This Former President Thinks Mexico Could Soon Be Exporting Cannabis To The U.S., Legally
Marijuana Stocks, Finance, & InvestingUncategorized September 23, 2019 MJ Shareholders
Harvard Business School alum and retired Coca-Cola executive Vicente Fox was not big on weed during his time as president of Mexico – he served between 2000 and 2006. However, in recent years, he’s become a vocal advocate of marijuana legalization as he learned about the plant’s medical potential and realized the economic implications legalization could have.
“Only when we proceed to legalize we will see this business taken away from traffickers’ and cartel’s hands, and put in the hands of entrepreneurs, allowing for planning, regulation, a market, strategy… all of the tools available in the [legal] business world,” he told me in a conversation we had back in 2017.

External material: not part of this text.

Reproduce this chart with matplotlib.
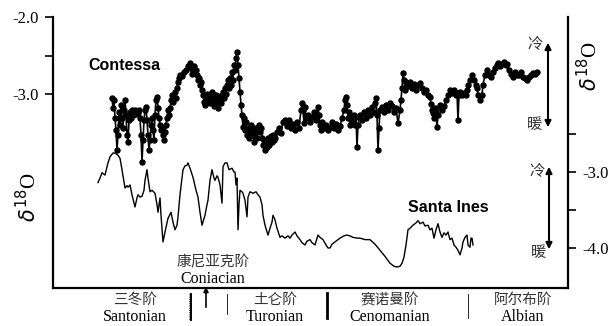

Since we last talked, Mr. Fox’s views evolved considerably, along with the Mexican legal cannabis market, where medical marijuana sales have already commenced, and recreational cannabis legalization is closer than ever as the Supreme Court, ruling party and new president support the initiative.
In the past year, Mr. Fox was also added to advisory boards at pot publishing powerhouse High Times, and Latin America-focused, publicly-traded, cannabis company Khiron Life Sciences. Mr. Fox assures Khiron has great potential in the region, as it gets ready to roll out its patient-focused products in Mexico and continues to grow high-quality, low-cost cannabis in Colombia.
Interested in getting Mr. Fox’s updated thoughts on this issue, I sat down with him for a brief pow-wow.
Meeting Mr. Fox
Meeting Mr. Fox is always fun – even though our opinions differ widely when it comes to Latin America’s economy. Ideological dissimilarities aside Mr. Fox is as congenial and amiable, as he is knowledgeable and opinionated. So, conversations are always entertaining.
Author’s note: I conducted this interview in Spanish and translated it for exclusive publication on Forbes.
After a few minutes spent laughing, remembering our previous encounters, where he’d called President Donald Trump a “myopic, ignorant knucklehead,” among other niceties, and talked about a regulated international cannabis trade, we hopped into marijuana in Mexico.
Viva Mexico!
Despite being an overt critic of Mexico’s new president Andrés Manuel López Obrador, especially when it comes to economic policy, Mr. Fox acknowledges the country is “very dynamically advancing in all things related to the total legalization of cannabis.”
In fact, Mr. Fox believes Mexico will soon become the third country in the world to legalize recreational cannabis, only trailing Canada and Uruguay. “This positions Mexico to become a leader in world markets, when it comes to cannabis,” he said, bringing up Khiron’s “unique position” to benefit from this situation.
Now, what should cannabis businesses and entrepreneurs interested in getting into the industry in Mexico know about the country?
The first thing investors and entrepreneurs need to understand is that, unlike the U.S., Mexico is going for a federal legalization of cannabis, he said. “For an entrepreneur, this is a clear signal that the market will be huge.” In fact, Mr. Fox believes Mexico’s market will be much larger than Canada’s or even California’s, as the Latin American country has more than triple the population of its Northern counterparts, at 150 million people.
“It’s also important for investors to understand that the cannabis industry has high return rates for the time being, especially in emerging markets. So, cannabis investments in Mexico can be recuperated much faster than usual,” he continued. “We still have 5 to 10 years of high profitability still ahead of us.”
But for Mr. Fox, the medical marijuana market has even bigger potential than the recreational market. In his view, the medical side of the cannabis industry is, to a certain extent, recession-proof. People will almost always prioritize medicine, no matter how bad the economy gets, he said.
An International Cannabis Trade
With the Israeli parliament recently passing a law that allowed for the export of medical cannabis, and Colombia and Canada approving the first shipment as well, I wondered what Mr. Fox thought about international cannabis trade. How will it look like?
“This is an irreversible trend. The cannabis market will be global in due time,” he responded. “Cannabis will soon be a powerful, employment-generating, wealth-generating, sector. So, this sector, just like industrials, cars, or tech, will become increasingly attractive.”
By means of conclusion, he explained that, while regulation for Mexico to export cannabis is pending and we still don’t know how that will look like when rules do come out, he envisions “a wide-open market for cannabis imports and exports,” within the NAFTA and beyond.
“Mexico is a famously open country when it comes to commerce,” he ended. “We already have more international trade agreements than any other country in the world… Cannabis should be no different.”